--- Begin Information shown ---

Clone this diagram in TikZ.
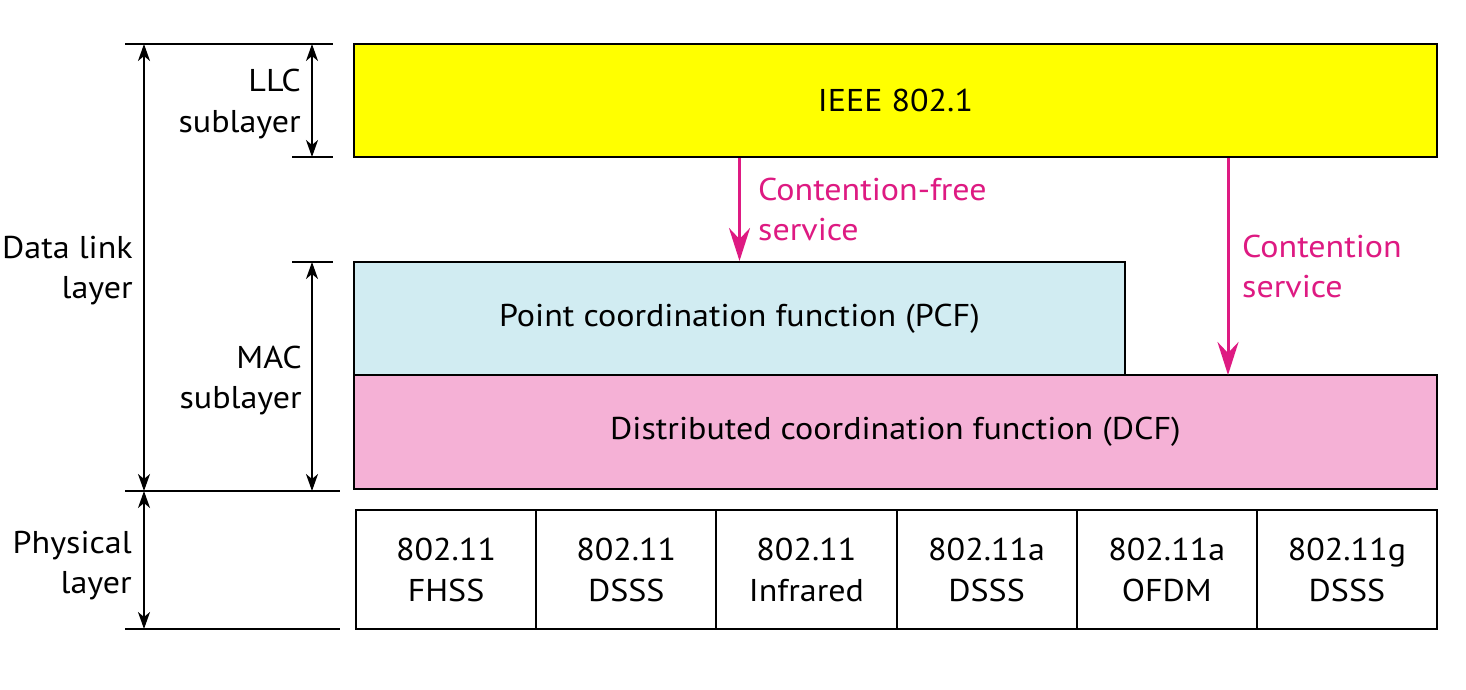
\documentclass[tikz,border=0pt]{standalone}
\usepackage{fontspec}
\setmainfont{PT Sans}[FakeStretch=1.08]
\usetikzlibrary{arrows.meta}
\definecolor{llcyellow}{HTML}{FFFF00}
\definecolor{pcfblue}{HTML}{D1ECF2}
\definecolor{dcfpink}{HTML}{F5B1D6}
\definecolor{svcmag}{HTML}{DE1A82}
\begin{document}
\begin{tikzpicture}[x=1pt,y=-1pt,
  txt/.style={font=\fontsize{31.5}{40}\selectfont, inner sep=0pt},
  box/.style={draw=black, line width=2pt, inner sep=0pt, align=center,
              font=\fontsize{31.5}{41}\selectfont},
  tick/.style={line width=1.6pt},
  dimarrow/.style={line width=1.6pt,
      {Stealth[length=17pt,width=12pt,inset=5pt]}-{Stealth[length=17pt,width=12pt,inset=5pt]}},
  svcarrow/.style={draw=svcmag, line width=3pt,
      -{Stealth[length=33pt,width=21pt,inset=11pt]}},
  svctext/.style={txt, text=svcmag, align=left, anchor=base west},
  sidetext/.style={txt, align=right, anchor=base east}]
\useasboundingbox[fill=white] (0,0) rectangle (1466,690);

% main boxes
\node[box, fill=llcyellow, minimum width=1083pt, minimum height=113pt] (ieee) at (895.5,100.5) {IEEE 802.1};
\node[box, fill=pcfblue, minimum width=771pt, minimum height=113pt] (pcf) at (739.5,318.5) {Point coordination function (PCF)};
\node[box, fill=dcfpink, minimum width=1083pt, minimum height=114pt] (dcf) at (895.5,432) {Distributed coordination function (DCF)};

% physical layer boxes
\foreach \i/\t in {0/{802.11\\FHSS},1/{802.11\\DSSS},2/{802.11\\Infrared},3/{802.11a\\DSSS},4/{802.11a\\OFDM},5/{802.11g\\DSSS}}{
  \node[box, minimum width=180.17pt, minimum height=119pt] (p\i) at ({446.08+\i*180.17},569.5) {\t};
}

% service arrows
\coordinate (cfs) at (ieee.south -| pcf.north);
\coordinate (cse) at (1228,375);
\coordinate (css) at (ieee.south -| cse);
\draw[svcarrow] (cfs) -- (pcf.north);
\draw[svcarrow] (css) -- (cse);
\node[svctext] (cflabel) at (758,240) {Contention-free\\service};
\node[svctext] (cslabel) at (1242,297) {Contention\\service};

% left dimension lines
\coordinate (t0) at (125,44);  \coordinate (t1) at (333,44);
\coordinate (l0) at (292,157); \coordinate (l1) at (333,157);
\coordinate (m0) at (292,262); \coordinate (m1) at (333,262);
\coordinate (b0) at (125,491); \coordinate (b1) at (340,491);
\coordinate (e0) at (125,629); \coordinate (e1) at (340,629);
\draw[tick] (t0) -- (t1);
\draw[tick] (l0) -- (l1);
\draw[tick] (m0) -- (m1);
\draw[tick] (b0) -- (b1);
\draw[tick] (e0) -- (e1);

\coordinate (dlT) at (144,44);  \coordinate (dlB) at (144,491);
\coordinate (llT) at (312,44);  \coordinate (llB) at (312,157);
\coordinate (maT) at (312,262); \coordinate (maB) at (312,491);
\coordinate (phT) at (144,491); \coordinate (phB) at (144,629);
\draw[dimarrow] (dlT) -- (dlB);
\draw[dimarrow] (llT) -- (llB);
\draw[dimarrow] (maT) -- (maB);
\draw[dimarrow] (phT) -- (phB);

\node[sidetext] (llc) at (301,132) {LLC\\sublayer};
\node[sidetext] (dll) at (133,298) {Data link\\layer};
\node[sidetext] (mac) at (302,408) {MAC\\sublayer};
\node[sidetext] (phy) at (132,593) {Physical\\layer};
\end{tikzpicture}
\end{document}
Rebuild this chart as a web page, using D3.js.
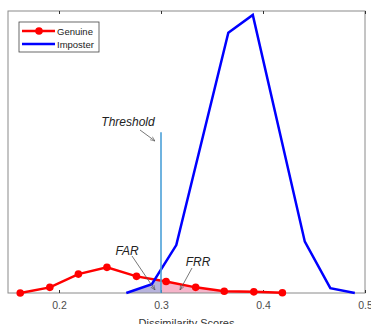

--- End Information shown ---

Directive: Return the whole listing, word for word, and leave out every picture.

Reply:
Clone this diagram in TikZ.
\documentclass[tikz,border=0pt]{standalone}
\usepackage{fontspec}
\setmainfont{PT Sans}[FakeStretch=1.08]
\usetikzlibrary{arrows.meta}
\definecolor{llcyellow}{HTML}{FFFF00}
\definecolor{pcfblue}{HTML}{D1ECF2}
\definecolor{dcfpink}{HTML}{F5B1D6}
\definecolor{svcmag}{HTML}{DE1A82}
\begin{document}
\begin{tikzpicture}[x=1pt,y=-1pt,
  txt/.style={font=\fontsize{31.5}{40}\selectfont, inner sep=0pt},
  box/.style={draw=black, line width=2pt, inner sep=0pt, align=center,
              font=\fontsize{31.5}{41}\selectfont},
  tick/.style={line width=1.6pt},
  dimarrow/.style={line width=1.6pt,
      {Stealth[length=17pt,width=12pt,inset=5pt]}-{Stealth[length=17pt,width=12pt,inset=5pt]}},
  svcarrow/.style={draw=svcmag, line width=3pt,
      -{Stealth[length=33pt,width=21pt,inset=11pt]}},
  svctext/.style={txt, text=svcmag, align=left, anchor=base west},
  sidetext/.style={txt, align=right, anchor=base east}]
\useasboundingbox[fill=white] (0,0) rectangle (1466,690);

% main boxes
\node[box, fill=llcyellow, minimum width=1083pt, minimum height=113pt] (ieee) at (895.5,100.5) {IEEE 802.1};
\node[box, fill=pcfblue, minimum width=771pt, minimum height=113pt] (pcf) at (739.5,318.5) {Point coordination function (PCF)};
\node[box, fill=dcfpink, minimum width=1083pt, minimum height=114pt] (dcf) at (895.5,432) {Distributed coordination function (DCF)};

% physical layer boxes
\foreach \i/\t in {0/{802.11\\FHSS},1/{802.11\\DSSS},2/{802.11\\Infrared},3/{802.11a\\DSSS},4/{802.11a\\OFDM},5/{802.11g\\DSSS}}{
  \node[box, minimum width=180.17pt, minimum height=119pt] (p\i) at ({446.08+\i*180.17},569.5) {\t};
}

% service arrows
\coordinate (cfs) at (ieee.south -| pcf.north);
\coordinate (cse) at (1228,375);
\coordinate (css) at (ieee.south -| cse);
\draw[svcarrow] (cfs) -- (pcf.north);
\draw[svcarrow] (css) -- (cse);
\node[svctext] (cflabel) at (758,240) {Contention-free\\service};
\node[svctext] (cslabel) at (1242,297) {Contention\\service};

% left dimension lines
\coordinate (t0) at (125,44);  \coordinate (t1) at (333,44);
\coordinate (l0) at (292,157); \coordinate (l1) at (333,157);
\coordinate (m0) at (292,262); \coordinate (m1) at (333,262);
\coordinate (b0) at (125,491); \coordinate (b1) at (340,491);
\coordinate (e0) at (125,629); \coordinate (e1) at (340,629);
\draw[tick] (t0) -- (t1);
\draw[tick] (l0) -- (l1);
\draw[tick] (m0) -- (m1);
\draw[tick] (b0) -- (b1);
\draw[tick] (e0) -- (e1);

\coordinate (dlT) at (144,44);  \coordinate (dlB) at (144,491);
\coordinate (llT) at (312,44);  \coordinate (llB) at (312,157);
\coordinate (maT) at (312,262); \coordinate (maB) at (312,491);
\coordinate (phT) at (144,491); \coordinate (phB) at (144,629);
\draw[dimarrow] (dlT) -- (dlB);
\draw[dimarrow] (llT) -- (llB);
\draw[dimarrow] (maT) -- (maB);
\draw[dimarrow] (phT) -- (phB);

\node[sidetext] (llc) at (301,132) {LLC\\sublayer};
\node[sidetext] (dll) at (133,298) {Data link\\layer};
\node[sidetext] (mac) at (302,408) {MAC\\sublayer};
\node[sidetext] (phy) at (132,593) {Physical\\layer};
\end{tikzpicture}
\end{document}
Rebuild this chart as a web page, using D3.js.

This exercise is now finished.